I have been feeling a lot better recently, and this has meant I haven’t felt the need to post: but I’ve not posted for a while know so here goes.
I haven’t actually felt depressed since the last time I made a post, and this sounds brilliant, but instead I’ve been incredibly angry. I know this is just hormones but I know I’m being irrational and I physically can’t stop myself. There’s been a lot of arguments with A and we almost broke up once and it’s all been my fault. This isn’t me looking for people to say that it wasn’t, this is me being honest and saying that my boyfriend has been the victim of my bad personality. I really don’t know how he puts up with me but somehow we get through and I don’t know what I would do if we didn’t.
A used to follow this blog, but not anymore. He says he wants me to be able to post anything on here and not be worried about him seeing it and at the time I wasn’t bothered but now I’m glad he did. When we almost broke up I thought we were over, and I know that this may seem like an overreaction to most of you, but I knew that if we broke up I would kill myself. He’s my rock, the only person who supports me through anything. He’s the one who is happy for me when I get university offers when everyone else doesn’t care, he’s the one who spends his free time helping me revise for my exams, he’s the one I can tell anything to. But I couldn’t tell him this. I would feel so guilty if he stayed with me just because he doesn’t want me to kill myself. I’ve had a lot of friends in the position with their boyfriends and I’ve never liked that they did that. So I refused to mention it.

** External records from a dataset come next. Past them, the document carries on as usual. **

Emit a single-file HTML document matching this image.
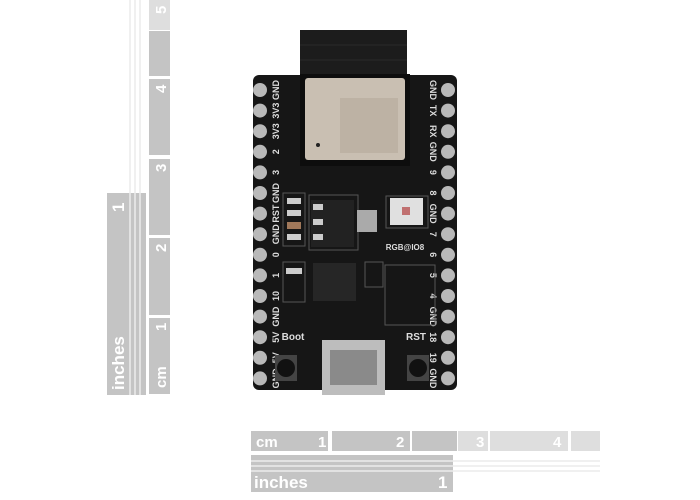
<!DOCTYPE html><html><head><style>body{margin:0;background:#fff}svg{display:block}</style></head><body>
<svg width="700" height="500" viewBox="0 0 700 500" xmlns="http://www.w3.org/2000/svg" font-family="Liberation Sans, sans-serif">
<!-- vertical ruler -->
<g fill="#c4c4c4">
<rect x="149" y="0" width="21" height="30" fill="#dedede"/>
<rect x="149" y="31" width="21" height="45"/>
<rect x="149" y="79" width="21" height="76"/>
<rect x="149" y="159" width="21" height="76"/>
<rect x="149" y="238" width="21" height="77"/>
<rect x="149" y="318" width="21" height="76"/>
<rect x="107" y="193" width="39" height="202"/>
</g>
<g stroke="#fff" stroke-width="1">
<line x1="130" y1="193" x2="130" y2="395"/><line x1="135" y1="193" x2="135" y2="395"/><line x1="140" y1="193" x2="140" y2="395"/>
</g>
<g stroke="#e2e2e2" stroke-width="1">
<line x1="130" y1="0" x2="130" y2="193"/><line x1="135" y1="0" x2="135" y2="193"/><line x1="140" y1="0" x2="140" y2="193"/>
</g>
<g fill="#fff" font-size="15" font-weight="bold">
<text transform="translate(166,388) rotate(-90)">cm</text>
<text transform="translate(166,331) rotate(-90)">1</text>
<text transform="translate(166,252) rotate(-90)">2</text>
<text transform="translate(166,172) rotate(-90)">3</text>
<text transform="translate(166,93) rotate(-90)">4</text>
<text transform="translate(166,14) rotate(-90)">5</text>
<text transform="translate(124,390) rotate(-90)" font-size="17">inches</text>
<text transform="translate(124,212) rotate(-90)" font-size="17">1</text>
</g>
<!-- horizontal ruler -->
<g fill="#c4c4c4">
<rect x="251" y="431" width="77" height="20"/>
<rect x="332" y="431" width="78" height="20"/>
<rect x="412" y="431" width="45" height="20"/>
<rect x="458" y="431" width="30" height="20" fill="#dedede"/>
<rect x="490" y="431" width="78" height="20" fill="#dedede"/>
<rect x="571" y="431" width="29" height="20" fill="#dedede"/>
<rect x="251" y="455" width="202" height="37"/>
</g>
<g stroke="#fff"><line x1="251" y1="461" x2="453" y2="461"/><line x1="251" y1="466" x2="453" y2="466"/><line x1="251" y1="471" x2="453" y2="471"/></g>
<g stroke="#e2e2e2"><line x1="453" y1="461" x2="600" y2="461"/><line x1="453" y1="466" x2="600" y2="466"/><line x1="453" y1="471" x2="600" y2="471"/></g>
<g fill="#fff" font-size="15" font-weight="bold">
<text x="256" y="447">cm</text><text x="318" y="447">1</text><text x="396" y="447">2</text><text x="476" y="447">3</text><text x="553" y="447">4</text>
<text x="254" y="488" font-size="17">inches</text><text x="438" y="488" font-size="17">1</text>
</g>
<!-- board -->
<rect x="300" y="30" width="107" height="50" fill="#1c1c1c"/>
<g stroke="#2a2a2a"><line x1="300" y1="45" x2="407" y2="45"/><line x1="300" y1="60" x2="407" y2="60"/></g>
<rect x="253" y="75" width="204" height="315" rx="6" fill="#161616"/>
<rect x="300" y="74" width="110" height="92" fill="#0d0d0d"/>
<rect x="305" y="78" width="100" height="82" rx="3" fill="#c9bfb2"/>
<rect x="340" y="98" width="58" height="55" fill="#bdb2a4"/>
<circle cx="318" cy="145" r="2" fill="#222"/>
<g id="pins">
<g fill="#b9b9b9">
<circle cx="260" cy="90" r="7"/><circle cx="260" cy="110.6" r="7"/><circle cx="260" cy="131.2" r="7"/><circle cx="260" cy="151.8" r="7"/><circle cx="260" cy="172.4" r="7"/><circle cx="260" cy="193" r="7"/><circle cx="260" cy="213.6" r="7"/><circle cx="260" cy="234.2" r="7"/><circle cx="260" cy="254.8" r="7"/><circle cx="260" cy="275.4" r="7"/><circle cx="260" cy="296" r="7"/><circle cx="260" cy="316.6" r="7"/><circle cx="260" cy="337.2" r="7"/><circle cx="260" cy="357.8" r="7"/><circle cx="260" cy="378.4" r="7"/>
<circle cx="448" cy="90" r="7"/><circle cx="448" cy="110.6" r="7"/><circle cx="448" cy="131.2" r="7"/><circle cx="448" cy="151.8" r="7"/><circle cx="448" cy="172.4" r="7"/><circle cx="448" cy="193" r="7"/><circle cx="448" cy="213.6" r="7"/><circle cx="448" cy="234.2" r="7"/><circle cx="448" cy="254.8" r="7"/><circle cx="448" cy="275.4" r="7"/><circle cx="448" cy="296" r="7"/><circle cx="448" cy="316.6" r="7"/><circle cx="448" cy="337.2" r="7"/><circle cx="448" cy="357.8" r="7"/><circle cx="448" cy="378.4" r="7"/>
</g></g>
<g fill="#ddd" font-size="9" font-weight="bold" text-anchor="middle">
<text transform="translate(279,90) rotate(-90)">GND</text><text transform="translate(279,110.6) rotate(-90)">3V3</text><text transform="translate(279,131.2) rotate(-90)">3V3</text><text transform="translate(279,151.8) rotate(-90)">2</text><text transform="translate(279,172.4) rotate(-90)">3</text><text transform="translate(279,193) rotate(-90)">GND</text><text transform="translate(279,213.6) rotate(-90)">RST</text><text transform="translate(279,234.2) rotate(-90)">GND</text><text transform="translate(279,254.8) rotate(-90)">0</text><text transform="translate(279,275.4) rotate(-90)">1</text><text transform="translate(279,296) rotate(-90)">10</text><text transform="translate(279,316.6) rotate(-90)">GND</text><text transform="translate(279,337.2) rotate(-90)">5V</text><text transform="translate(279,357.8) rotate(-90)">5V</text><text transform="translate(279,378.4) rotate(-90)">GND</text>
<text transform="translate(430,90) rotate(90)">GND</text><text transform="translate(430,110.6) rotate(90)">TX</text><text transform="translate(430,131.2) rotate(90)">RX</text><text transform="translate(430,151.8) rotate(90)">GND</text><text transform="translate(430,172.4) rotate(90)">9</text><text transform="translate(430,193) rotate(90)">8</text><text transform="translate(430,213.6) rotate(90)">GND</text><text transform="translate(430,234.2) rotate(90)">7</text><text transform="translate(430,254.8) rotate(90)">6</text><text transform="translate(430,275.4) rotate(90)">5</text><text transform="translate(430,296) rotate(90)">4</text><text transform="translate(430,316.6) rotate(90)">GND</text><text transform="translate(430,337.2) rotate(90)">18</text><text transform="translate(430,357.8) rotate(90)">19</text><text transform="translate(430,378.4) rotate(90)">GND</text>
<text x="293" y="340" font-size="10">Boot</text><text x="416" y="340" font-size="10">RST</text><text x="405" y="250" font-size="8">RGB@IO8</text>
</g>
<!-- components -->
<g fill="none" stroke="#555" stroke-width="1">
<rect x="283" y="193" width="22" height="53"/><rect x="309" y="195" width="49" height="55"/><rect x="386" y="196" width="42" height="32"/>
<rect x="283" y="262" width="22" height="40"/><rect x="385" y="265" width="50" height="60"/><rect x="365" y="262" width="18" height="25"/>
</g>
<rect x="311" y="200" width="43" height="47" fill="#222"/>
<rect x="357" y="210" width="20" height="22" fill="#aaa"/>
<rect x="390" y="198" width="33" height="27" fill="#e0e0e0"/><rect x="402" y="207" width="8" height="8" fill="#c07070"/>
<rect x="313" y="263" width="43" height="38" fill="#262626"/>
<g fill="#ccc"><rect x="287" y="198" width="14" height="6"/><rect x="287" y="210" width="14" height="6"/><rect x="287" y="234" width="14" height="6"/><rect x="313" y="204" width="10" height="6"/><rect x="313" y="219" width="10" height="6"/><rect x="313" y="234" width="10" height="6"/><rect x="286" y="268" width="16" height="6"/></g>
<rect x="287" y="222" width="14" height="7" fill="#a0785a"/>
<rect x="322" y="340" width="63" height="55" fill="#bdbdbd"/><rect x="330" y="350" width="47" height="35" fill="#8a8a8a"/>
<rect x="275" y="355" width="22" height="26" fill="#444"/><circle cx="286" cy="368" r="9" fill="#111"/>
<rect x="407" y="355" width="22" height="26" fill="#444"/><circle cx="418" cy="368" r="9" fill="#111"/>
</svg>
</body></html>
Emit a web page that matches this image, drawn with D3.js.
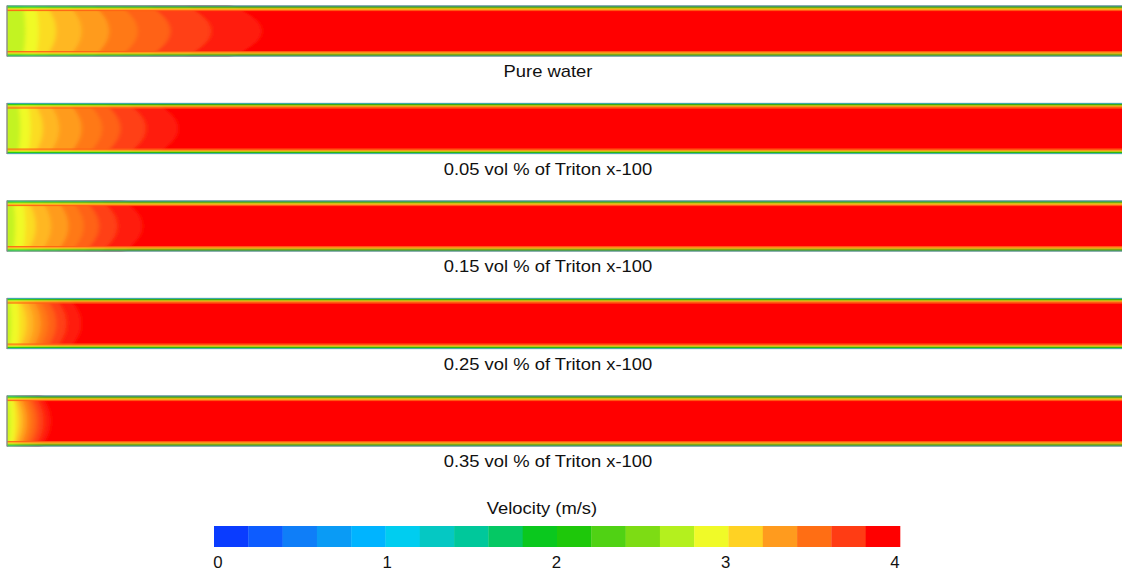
<!DOCTYPE html>
<html><head><meta charset="utf-8">
<script src="https://cdn.jsdelivr.net/npm/d3@7"></script>
<style>html,body{margin:0;padding:0;background:#fff;overflow:hidden}</style>
</head><body><svg id="c" width="1122" height="575"></svg>
<script>
// ---------- data ----------
const caseLabels = ["Pure water", "0.05 vol % of Triton x-100", "0.15 vol % of Triton x-100",
                    "0.25 vol % of Triton x-100", "0.35 vol % of Triton x-100"];
// velocity bands (m/s) of the inlet development region, low -> high
const bandVelocity = [2.75, 2.9, 3.05, 3.2, 3.3, 3.45, 3.55, 3.68, 3.8];
// centerline distance (x/D) where each band ends, per case
const endsPure = [0.36, 0.62, 0.96, 1.46, 2.0, 2.56, 3.2, 4.0, 5.0];
const ends005  = [0.26, 0.46, 0.70, 1.02, 1.46, 1.86, 2.22, 2.72, 3.36];
const ends015  = [0.16, 0.36, 0.56, 0.86, 1.20, 1.50, 1.80, 2.16, 2.66];
const ends025  = [0.08, 0.24, 0.38, 0.52, 0.66, 0.80, 0.96, 1.16, 1.46];
const ends035  = [0.06, 0.16, 0.24, 0.32, 0.40, 0.50, 0.60, 0.72, 0.86];
const caseEnds = [endsPure, ends005, ends015, ends025, ends035];
const coreVelocity = 3.95;
// near-wall velocity layers (wall -> core), m/s
const wallLayers = [1.4, 2.1, 2.7, 3.2, 3.55];
// colour bar
const barColors = ["#0a3cff", "#0d5cff", "#0f7ef8", "#0a9bf5", "#00b4ff", "#00cdf0", "#05c8c3",
                   "#00c89b", "#05c864", "#0ac81e", "#1ec80a", "#50d214", "#7ddc14", "#b4f01e",
                   "#f0fa28", "#ffd223", "#ff9b1e", "#ff6e14", "#ff3c14", "#ff0000"];
const barTicks = [0, 1, 2, 3, 4];
const barTitle = "Velocity (m/s)";

// ---------- scales ----------
const svg = d3.select("#c");
const defs = svg.append("defs");
defs.append("filter").attr("id", "soft").attr("x", "-5%").attr("y", "-20%")
  .attr("width", "110%").attr("height", "140%")
  .append("feGaussianBlur").attr("stdDeviation", "2.2 0.6");

const vmin = 0, vmax = 4;
const segW = (vmax - vmin) / barColors.length;
const color = d3.scaleLinear()
  .domain(barColors.map((c, i) => vmin + segW * (i + 0.5)))
  .range(barColors).clamp(true);

const pipeH = 51;
const xD = d3.scaleLinear().domain([0, 22]).range([7, 7 + 22 * pipeH]);       // x/D
const yCase = d3.scalePoint().domain(caseLabels).range([5.5, 395.5]);          // pipe top
const rScale = d3.scaleLinear().domain([-1, 1]).range([0, pipeH]);             // r/R inside pipe

const wallT = 1.1; // px per wall layer

caseLabels.forEach((lab, ci) => {
  const g = svg.append("g").attr("transform", `translate(0,${yCase(lab)})`);
  const x0 = xD(0), x1 = xD(22);
  const cid = "clip" + ci;
  defs.append("clipPath").attr("id", cid).append("rect")
    .attr("x", x0).attr("y", yCase(lab)).attr("width", x1 - x0).attr("height", pipeH);
  const inner = g.append("g").attr("clip-path", `url(#${cid})`)
    .attr("transform", `translate(0,${-yCase(lab)})`)
    .append("g").attr("transform", `translate(0,${yCase(lab)})`);
  // core
  inner.append("rect").attr("x", x0).attr("y", 0).attr("width", x1 - x0).attr("height", pipeH)
    .attr("fill", color(coreVelocity));
  // development bands (largest first), softened
  const bands = inner.append("g").attr("filter", "url(#soft)");
  const ends = caseEnds[ci];
  const etas = d3.range(-1.2, 1.2001, 0.05);
  for (let i = ends.length - 1; i >= 0; i--) {
    const e = ends[i];
    const bulge = (0.1 * e + 0.1) * (i < 2 ? 0.35 : 1);
    const pts = [[xD(-0.4), rScale(-1.2)]];
    etas.forEach(eta => {
      const t = Math.min(1, Math.abs(eta));
      pts.push([xD(Math.max(0, e - bulge * t * t)), rScale(eta)]);
    });
    pts.push([xD(-0.4), rScale(1.2)]);
    bands.append("path").attr("d", d3.line()(pts) + "Z").attr("fill", color(bandVelocity[i]));
  }
  // wall layers
  const walls = inner.append("g").attr("filter", null);
  wallLayers.forEach((v, k) => {
    walls.append("rect").attr("x", x0).attr("y", k * wallT).attr("width", x1 - x0)
      .attr("height", wallT + 0.1).attr("fill", color(v)).attr("opacity", k === 0 ? 1 : 0.9);
    walls.append("rect").attr("x", x0).attr("y", pipeH - (k + 1) * wallT).attr("width", x1 - x0)
      .attr("height", wallT + 0.1).attr("fill", color(v)).attr("opacity", k === 0 ? 1 : 0.9);
  });
  // outline
  g.append("line").attr("x1", x0).attr("x2", x1).attr("y1", 0.3).attr("y2", 0.3)
    .attr("stroke", "#5f9aa8").attr("stroke-width", 0.8);
  g.append("line").attr("x1", x0).attr("x2", x1).attr("y1", pipeH - 0.3).attr("y2", pipeH - 0.3)
    .attr("stroke", "#6fa3a8").attr("stroke-width", 0.8);
  g.append("line").attr("x1", x0).attr("x2", x0).attr("y1", 0).attr("y2", pipeH)
    .attr("stroke", "#8a8a8a").attr("stroke-width", 1.4);
  // label
  g.append("text").attr("transform", `translate(548,${pipeH + 20.5}) scale(1.15,1)`)
    .attr("text-anchor", "middle").attr("font-family", "Liberation Sans, Arial, sans-serif")
    .attr("font-size", 16).attr("fill", "#111").text(lab);
});

// ---------- colour bar ----------
const xBar = d3.scaleLinear().domain([vmin, vmax]).range([214, 900]);
const cb = svg.append("g");
cb.selectAll("rect").data(barColors).join("rect")
  .attr("x", (d, i) => xBar(vmin + i * segW))
  .attr("width", (d, i) => xBar(vmin + (i + 1) * segW) - xBar(vmin + i * segW) + 0.3)
  .attr("y", 526).attr("height", 21).attr("fill", d => d);
const xTick = d3.scaleLinear().domain([vmin, vmax]).range([218, 895]);
cb.selectAll("text.tk").data(barTicks).join("text").attr("class", "tk")
  .attr("transform", d => `translate(${xTick(d)},568) scale(1.05,1)`)
  .attr("text-anchor", "middle").attr("font-family", "Liberation Sans, Arial, sans-serif")
  .attr("font-size", 16).attr("fill", "#111").text(d => d);
cb.append("text").attr("transform", "translate(542,514) scale(1.15,1)")
  .attr("text-anchor", "middle").attr("font-family", "Liberation Sans, Arial, sans-serif")
  .attr("font-size", 16).attr("fill", "#111").text(barTitle);
</script></body></html>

I know that was long winded and most people won’t care, but for me that was the most defining moment of this month, well this year, so far. Because he stayed. I know that without him my depression would spiral, and I honestly don’t know how I would cope: but he can never know this. Which is why I tell the Internet instead. You don’t know me and I don’t know you. You are completely disinhibited and can just be truthful with me and that’s what I need.
So yeah, a long winded slightly boring post but I felt bad for not posting for so long. I hope I didn’t bore you too much!